En Hyannis no resulta difícil encontrarse con recuerdos de integrantes de la saga —fotos en los comercios o en la escuela de vela—, pero también con numerosos carteles electorales del candidato apestado, demasiados incluso para su bajo nivel de apoyo electoral (apenas un 5% en todo el país), aunque la adhesión se entiende: al fin y al cabo, la historia de la localidad es indisociable del apellido, por peregrino que resulte el aspirante a la Casa Blanca (recientemente confesó que tiró el cadáver de un osezno en Central Park hace 10 años por diversión). Frente al perfil chocarrero de Bobby Jr, la impronta patricia de los Kennedy alienta la figura del heredero de Camelot, el nombre que le pusieron a la Casa Blanca de su abuelo por esa mezcla de poder, magia y juventud que irradiaba. Jack Schlossberg Kennedy es la reencarnación del mito.
Poder y muerte, la divisa familiar
Epicentro estacional de las grandes fortunas —las de raigambre, no los nuevos ricos de Wall Street o Silicon Valley—, Cape Cod es tan discreto como morigerado: aunque en el extremo norte de la península la localidad de Provincetown atrae cada mes de junio a miles de turistas para celebrar el Orgullo, Hyannis ejerce de valor seguro, con sus paseos al borde del puerto o sus kilométricas playas; sus hileras de frondosas hortensias, la mejor sopa de almejas del país —nada que ver con la receta desvirtuada y atomatada de Nueva York— y, como deporte de riesgo, excursiones a la heladería, a 12 dólares el cucurucho de dos bolas.
Es también la base de operaciones para ir a las islas de Nantucket y Martha’s Vineyard, también perfiladas por la leyenda Kennedy. Nantucket parece de juguete, con sus casas de ladrillo rojo, un casco urbano encantador y sus innumerables boutiques de madera blanca y estampados paisley a la sombra de sicomoros y gigantescas adelfas.

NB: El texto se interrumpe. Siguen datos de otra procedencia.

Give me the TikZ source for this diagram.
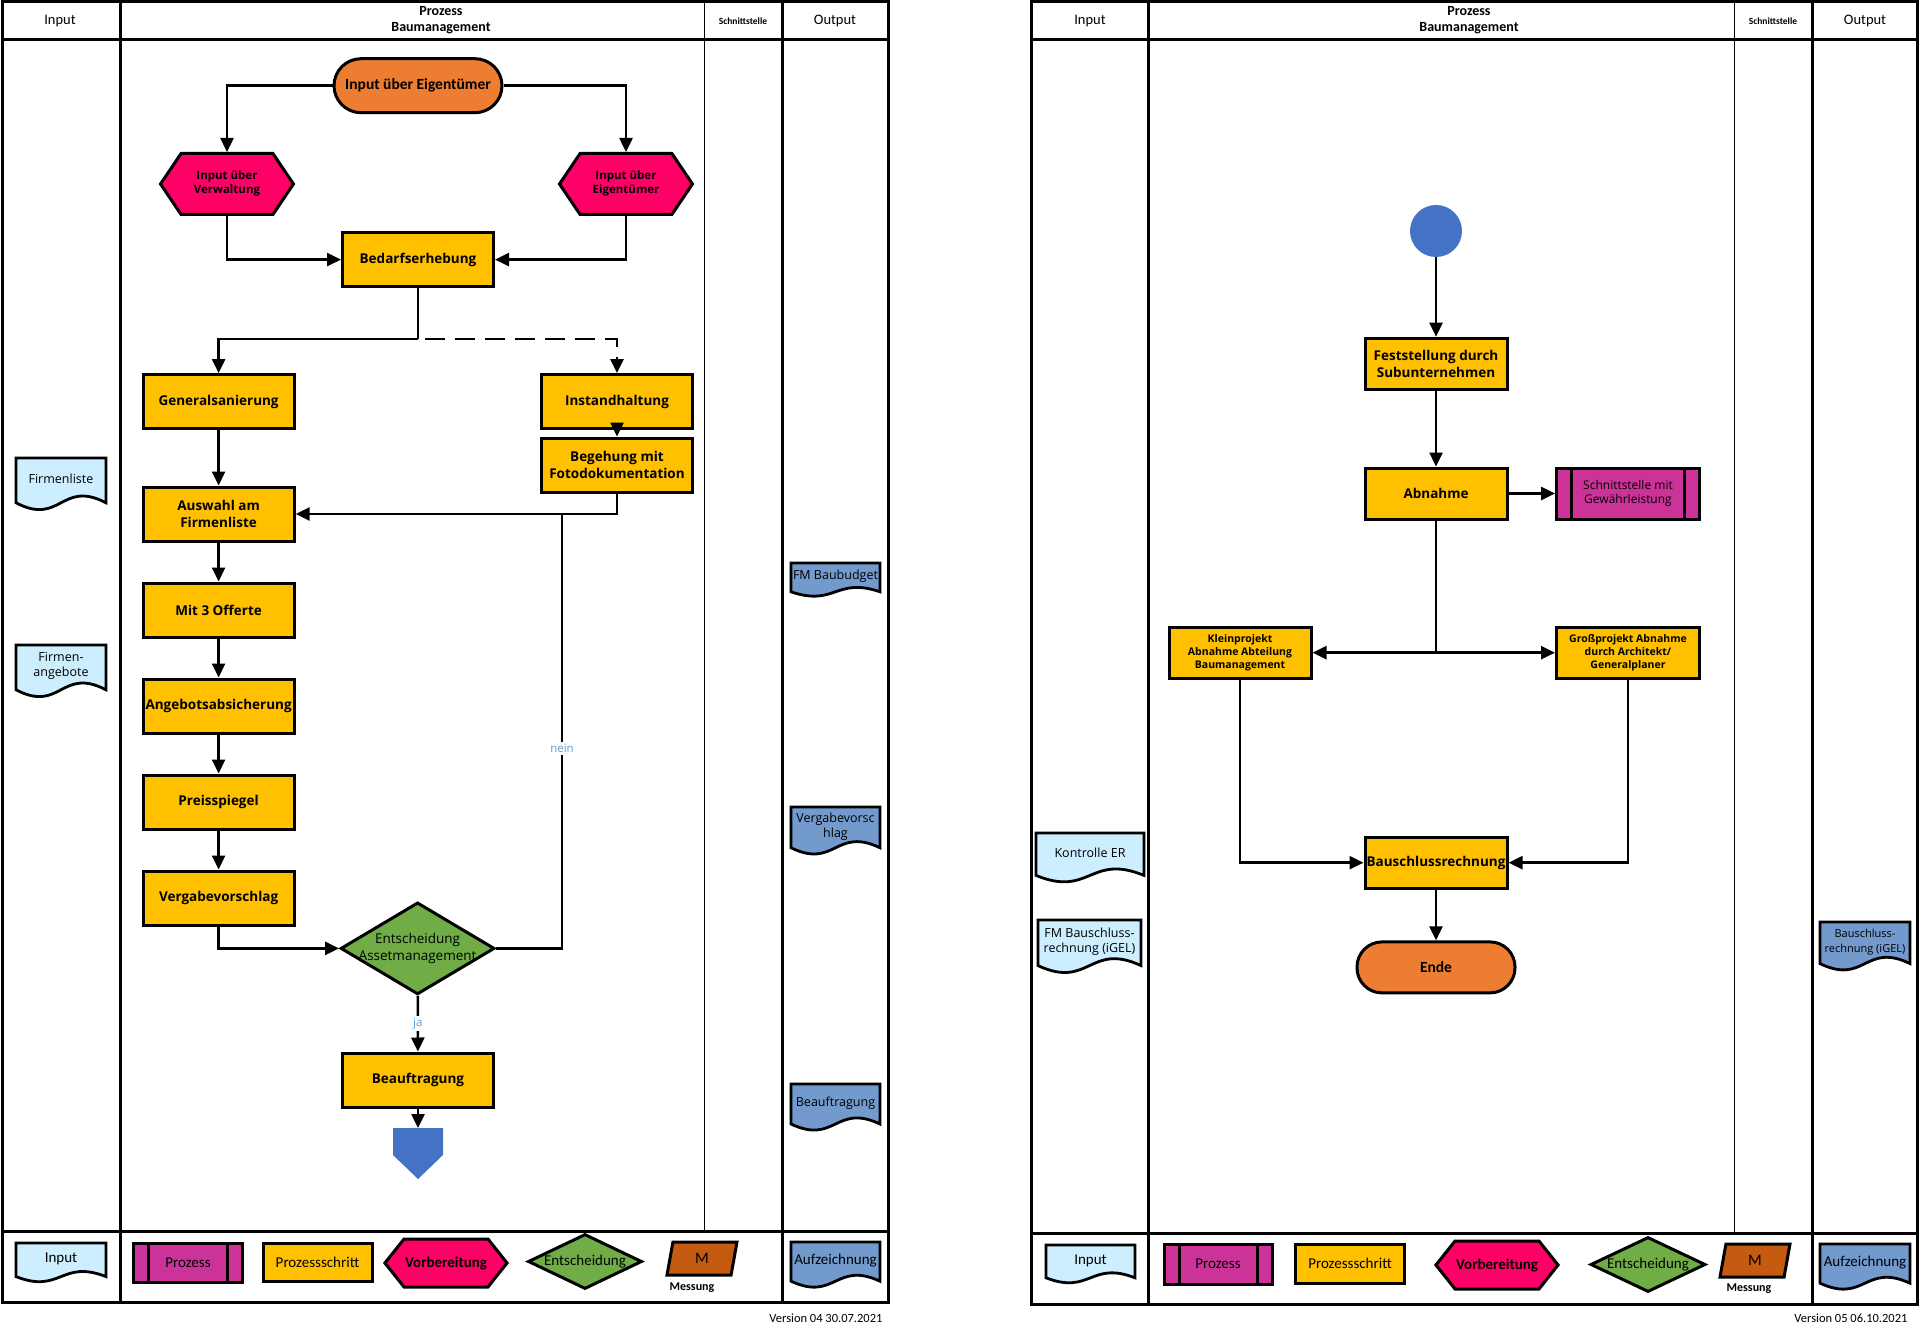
\documentclass[tikz,border=0pt]{standalone}
\usepackage{fontspec}
\setmainfont{Carlito}
\newfontfamily\boxfont{Open Sans}
\usetikzlibrary{arrows.meta, shapes.geometric, shapes.symbols, shapes.misc, calc, positioning}

\definecolor{pillorange}{HTML}{ED7D31}
\definecolor{prepred}{HTML}{FF0066}
\definecolor{stepgold}{HTML}{FFC000}
\definecolor{decgreen}{HTML}{70AD47}
\definecolor{connblue}{HTML}{4472C4}
\definecolor{inblue}{HTML}{CCEEFF}
\definecolor{outblue}{HTML}{729ACD}
\definecolor{procmag}{HTML}{CC3399}
\definecolor{measbrown}{HTML}{C55A11}
\definecolor{labblue}{HTML}{5B9BD5}

\newcommand{\stepfont}{\boxfont\bfseries\fontsize{13.5}{16.5}\selectfont}
\newcommand{\smallstepfont}{\boxfont\bfseries\fontsize{10.5}{13}\selectfont}
\newcommand{\docfont}{\boxfont\fontsize{12.5}{15}\selectfont}
\newcommand{\smalldocfont}{\boxfont\fontsize{11}{13.5}\selectfont}
\newcommand{\legendfont}{\fontsize{15}{17}\selectfont}

% document symbol: name, left, top, width, height, colour, text
\newcommand{\docshape}[7]{%
  \draw[line width=2.8pt, fill=#6] (#2,#3) -- ({#2+#4},#3) -- ({#2+#4},{#3+0.8*#5})
    .. controls ({#2+0.5*#4},{#3+0.38*#5}) and ({#2+0.5*#4},{#3+1.22*#5}) .. (#2,{#3+0.8*#5}) -- cycle;
  \node[doctext] (#1) at ({#2+0.5*#4},{#3+0.38*#5}) {#7};
}

\tikzset{
  frame/.style={line width=3pt},
  thinline/.style={line width=1pt},
  head/.style={font=\fontsize{14.5}{16}\selectfont, align=center},
  stepbox/.style={draw, line width=3pt, fill=stepgold, minimum width=151pt, minimum height=54pt, inner sep=1pt, align=center, font=\stepfont},
  pill/.style={draw, line width=3pt, fill=pillorange, rounded corners=27pt, minimum width=168pt, minimum height=54pt, font=\bfseries\fontsize{15.5}{18}\selectfont},
  prephex/.style={draw, line width=3pt, fill=prepred, signal, signal to=east and west, signal pointer angle=112, minimum width=133pt, minimum height=61pt, inner sep=1pt, align=center, font=\boxfont\bfseries\fontsize{11.5}{14}\selectfont},
  decision/.style={draw, line width=3pt, fill=decgreen, diamond, aspect=2, minimum width=154pt, minimum height=92pt, inner sep=0pt},
  procbox/.style={draw, line width=3pt, fill=procmag, minimum width=143pt, minimum height=51pt, inner sep=1pt, align=center,
    path picture={\draw[line width=3pt] ([xshift=15pt]path picture bounding box.north west) -- ([xshift=15pt]path picture bounding box.south west)
      ([xshift=-15pt]path picture bounding box.north east) -- ([xshift=-15pt]path picture bounding box.south east);}},
  measure/.style={draw, line width=3pt, fill=measbrown, trapezium, trapezium left angle=60, trapezium right angle=120, trapezium stretches body, minimum width=70pt, minimum height=33pt, inner sep=0pt, font=\fontsize{16}{18}\selectfont},
  doctext/.style={align=center, inner sep=0pt, font=\docfont},
  flow/.style={line width=2.5pt, -{Triangle[length=14pt,width=13pt]}},
  link/.style={line width=2.5pt},
  answer/.style={fill=white, text=labblue, inner sep=2pt, font=\boxfont\fontsize{11.5}{13}\selectfont},
}

\begin{document}
\begin{tikzpicture}[x=1pt, y=-1pt]
\useasboundingbox (0,0) rectangle (1920,1332);

% left sheet
\draw[frame] (2,2) rectangle (888,1302);
\draw[frame] (2,40) -- (888,40) (2,1231) -- (888,1231) (120,2) -- (120,1302) (782.5,2) -- (782.5,1302);
\draw[thinline] (704,2) -- (704,1231);

\node[head] (inL) at (60,21) {Input};
\node[head, font=\bfseries\fontsize{14}{16}\selectfont] (prozL) at (441,20) {Prozess\\Baumanagement};
\node[head, font=\bfseries\fontsize{9.5}{10}\selectfont] (schL) at (743,21) {Schnittstelle};
\node[head] (outL) at (835,21) {Output};

\node[pill] (start) at (418,85.7) {Input über Eigentümer};
\node[prephex] (hexV) at (227,184) {Input über\\Verwaltung};
\node[prephex] (hexE) at (626,184) {Input über\\Eigentümer};
\node[stepbox] (bedarf) at (418,259.6) {Bedarfserhebung};
\node[stepbox] (gen) at (218.6,401.6) {Generalsanierung};
\node[stepbox] (inst) at (617,401.6) {Instandhaltung};
\node[stepbox] (beg) at (617,465) {Begehung mit\\Fotodokumentation};
\node[stepbox] (auswahl) at (218.6,514) {Auswahl am\\Firmenliste};
\node[stepbox] (offerte) at (218.6,610) {Mit 3 Offerte};
\node[stepbox] (angebot) at (218.6,706) {Angebotsabsicherung};
\node[stepbox] (preis) at (218.6,802) {Preisspiegel};
\node[stepbox] (verg) at (218.6,898) {Vergabevorschlag};
\node[decision] (dec) at (417.6,948.4) {};
\node[align=center, inner sep=0pt, font=\boxfont\fontsize{13.5}{16.5}\selectfont] (dectext) at (dec) {Entscheidung\\Assetmanagement};
\node[stepbox] (beauf) at (418,1080) {Beauftragung};
\fill[connblue] (393,1128) -- (443,1128) -- (443,1155) -- (418,1179) -- (393,1155) -- cycle;
\coordinate (offpage) at (418,1128);
\coordinate (split) at (418,339);
\coordinate (neinjoin) at (562,514);

\draw[flow] (start.west) -| (hexV);
\draw[flow] (start.east) -| (hexE);
\draw[flow] (hexV) |- (bedarf);
\draw[flow] (hexE) |- (bedarf);
\draw[link] (bedarf) -- (split);
\draw[flow] (split) -| (gen);
\draw[flow, dash pattern=on 20pt off 10pt] ([xshift=7pt]split) -| (inst);
\draw[flow] (inst) -- (beg);
\draw[flow] (gen) -- (auswahl);
\draw[flow] (beg) |- (auswahl);
\draw[flow] (auswahl) -- (offerte);
\draw[flow] (offerte) -- (angebot);
\draw[flow] (angebot) -- (preis);
\draw[flow] (preis) -- (verg);
\draw[flow] (verg) |- (dec);
\draw[link] (dec.east) -| node[answer, pos=0.73] (nein) {nein} (neinjoin);
\draw[flow] (dec) -- node[answer] (ja) {ja} (beauf);
\draw[flow] (beauf) -- (offpage);

\docshape{firmenliste}{16}{458}{90}{56}{inblue}{Firmenliste}
\docshape{firmenangebote}{16}{645}{90}{56}{inblue}{Firmen-\\angebote}
\docshape{baubudget}{791}{563}{89}{36}{outblue}{FM Baubudget}
\docshape{vergout}{791}{807}{89}{51}{outblue}{Vergabevorsc\\hlag}
\docshape{beaufout}{791}{1084}{89}{50}{outblue}{Beauftragung}

% left legend
\docshape{legin}{16}{1243}{90}{42}{inblue}{\normalfont\legendfont Input}
\node[procbox, minimum width=109pt, minimum height=39pt, font=\legendfont] (legproz) at (188,1262.5) {Prozess};
\node[stepbox, minimum width=109pt, minimum height=38pt, font=\legendfont] (legstep) at (317.5,1262) {Prozessschritt};
\node[prephex, minimum width=114pt, minimum height=48pt, signal pointer angle=103, font=\bfseries\legendfont] (legprep) at (446,1263) {Vorbereitung};
\node[decision, minimum width=114pt, minimum height=55pt, aspect=2.1, font=\legendfont] (legdec) at (585,1261.5) {Entscheidung};
\node[measure] (legmess) at (702,1258.5) {M};
\node[font=\bfseries\fontsize{12}{14}\selectfont] (legmesstext) at (692,1288) {Messung};
\docshape{legout}{791}{1242}{89}{49}{outblue}{\normalfont\legendfont Aufzeichnung}
\node[anchor=east, font=\fontsize{12.5}{14}\selectfont] (versL) at (886,1318) {Version 04 30.07.2021};

% right sheet
\draw[frame] (1031,2) rectangle (1917.5,1304);
\draw[frame] (1031,40) -- (1917.5,40) (1031,1233) -- (1917.5,1233) (1148.6,2) -- (1148.6,1304) (1812,2) -- (1812,1304);
\draw[thinline] (1734,2) -- (1734,1233);

\node[head] (inR) at (1090,21) {Input};
\node[head, font=\bfseries\fontsize{14}{16}\selectfont] (prozR) at (1469,20) {Prozess\\Baumanagement};
\node[head, font=\bfseries\fontsize{9.5}{10}\selectfont] (schR) at (1773,21) {Schnittstelle};
\node[head] (outR) at (1865,21) {Output};

\node[circle, fill=connblue, minimum size=52pt, inner sep=0pt] (startdot) at (1436,231) {};
\node[stepbox, minimum width=142pt, minimum height=51pt] (fest) at (1436,363.7) {Feststellung durch\\Subunternehmen};
\node[stepbox, minimum width=142pt, minimum height=51pt] (abn) at (1436,493.5) {Abnahme};
\node[procbox, font=\boxfont\fontsize{12}{14.5}\selectfont] (schnitt) at (1628,493.5) {Schnittstelle mit\\Gewährleistung};
\node[stepbox, minimum width=142pt, minimum height=51pt, font=\smallstepfont] (klein) at (1240,652.7) {Kleinprojekt\\Abnahme Abteilung\\Baumanagement};
\node[stepbox, minimum width=143pt, minimum height=51pt, font=\smallstepfont] (gross) at (1628,652.7) {Großprojekt Abnahme\\durch Architekt/\\Generalplaner};
\node[stepbox, minimum width=142pt, minimum height=51pt] (schluss) at (1436,862.7) {Bauschlussrechnung};
\node[pill, minimum width=158pt, minimum height=51pt, rounded corners=25pt] (ende) at (1436,967.4) {Ende};
\coordinate (fork) at (1436,652.7);

\draw[flow] (startdot) -- (fest);
\draw[flow] (fest) -- (abn);
\draw[flow] (abn) -- (schnitt);
\draw[link] (abn) -- (fork);
\draw[flow] (fork) -- (klein);
\draw[flow] (fork) -- (gross);
\draw[flow] (klein) |- (schluss);
\draw[flow] (gross) |- (schluss);
\draw[flow] (schluss) -- (ende);

\docshape{kontrolle}{1036}{833}{108}{53}{inblue}{Kontrolle ER}
\docshape{igelin}{1038}{920}{103}{57}{inblue}{FM Bauschluss-\\rechnung (iGEL)}
\docshape{igelout}{1820}{922}{90}{52}{outblue}{\smalldocfont Bauschluss-\\\smalldocfont rechnung (iGEL)}

% right legend
\docshape{legin2}{1046}{1245}{89}{41}{inblue}{\normalfont\legendfont Input}
\node[procbox, minimum width=108pt, minimum height=40pt, font=\legendfont] (legproz2) at (1218,1264) {Prozess};
\node[stepbox, minimum width=109pt, minimum height=39pt, font=\legendfont] (legstep2) at (1350,1263.5) {Prozessschritt};
\node[prephex, minimum width=114pt, minimum height=48pt, signal pointer angle=103, font=\bfseries\legendfont] (legprep2) at (1497,1265) {Vorbereitung};
\node[decision, minimum width=115pt, minimum height=55pt, aspect=2.1, font=\legendfont] (legdec2) at (1648,1264.5) {Entscheidung};
\node[measure] (legmess2) at (1755,1260.5) {M};
\node[font=\bfseries\fontsize{12}{14}\selectfont] (legmesstext2) at (1749,1289) {Messung};
\docshape{legout2}{1820}{1244}{90}{49}{outblue}{\normalfont\legendfont Aufzeichnung}
\node[anchor=east, font=\fontsize{12.5}{14}\selectfont] (versR) at (1911,1318) {Version 05 06.10.2021};
\end{tikzpicture}
\end{document}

La escarpada Martha’s Vineyard, con sus cuadrillas de jardineros hispanos peinando al cero el césped de las mansiones, es tan exclusiva que algunos chalés no necesitan carretera de acceso, solo helipuerto, porque sus dueños vuelan directamente desde Manhattan o Washington (los Clinton y los Obama, por ejemplo, tienen residencia). Faros de colores y pasarelas de madera sobre las dunas jalonan el litoral allá donde las casas no vallan su parcela de playa y dejan al caminante como una grulla, sin saber dónde poner el pie. La playa urbana del puerto principal de la isla es un delirio de aguas turquesa, y su casco urbano, de lo más pintoresco.
Martha’s Vineyard, que como Nantucket es puro espíritu Tommy Hilfiger, sirvió de plató a varias escenas de Tiburón. También encarna el lado más oscuro de los Kennedy. Además de la prematura muerte de John, fue escenario en julio de 1969 de un turbio suceso protagonizado por otro miembro de la familia en Chappaquiddick, en el extremo oriental de la isla: tras una noche de fiesta, también con niebla como la que se tragó a John, el automóvil del senador Ted Kennedy chocó contra un puente, aunque pudo contarlo. Su joven acompañante, Mary Jo Kopechne, murió ahogada, igual que la carrera política de Ted, que abandonó sus planes de presentarse a la presidencia del país en 1972 y 1976. Poder y muerte, podría ser la divisa familiar. Quién sabe si algún día, tras el intento del peregrino Robert Jr de llegar a la Casa Blanca, el fulgurante Jack conjura el maleficio familiar y logra resucitar Camelot.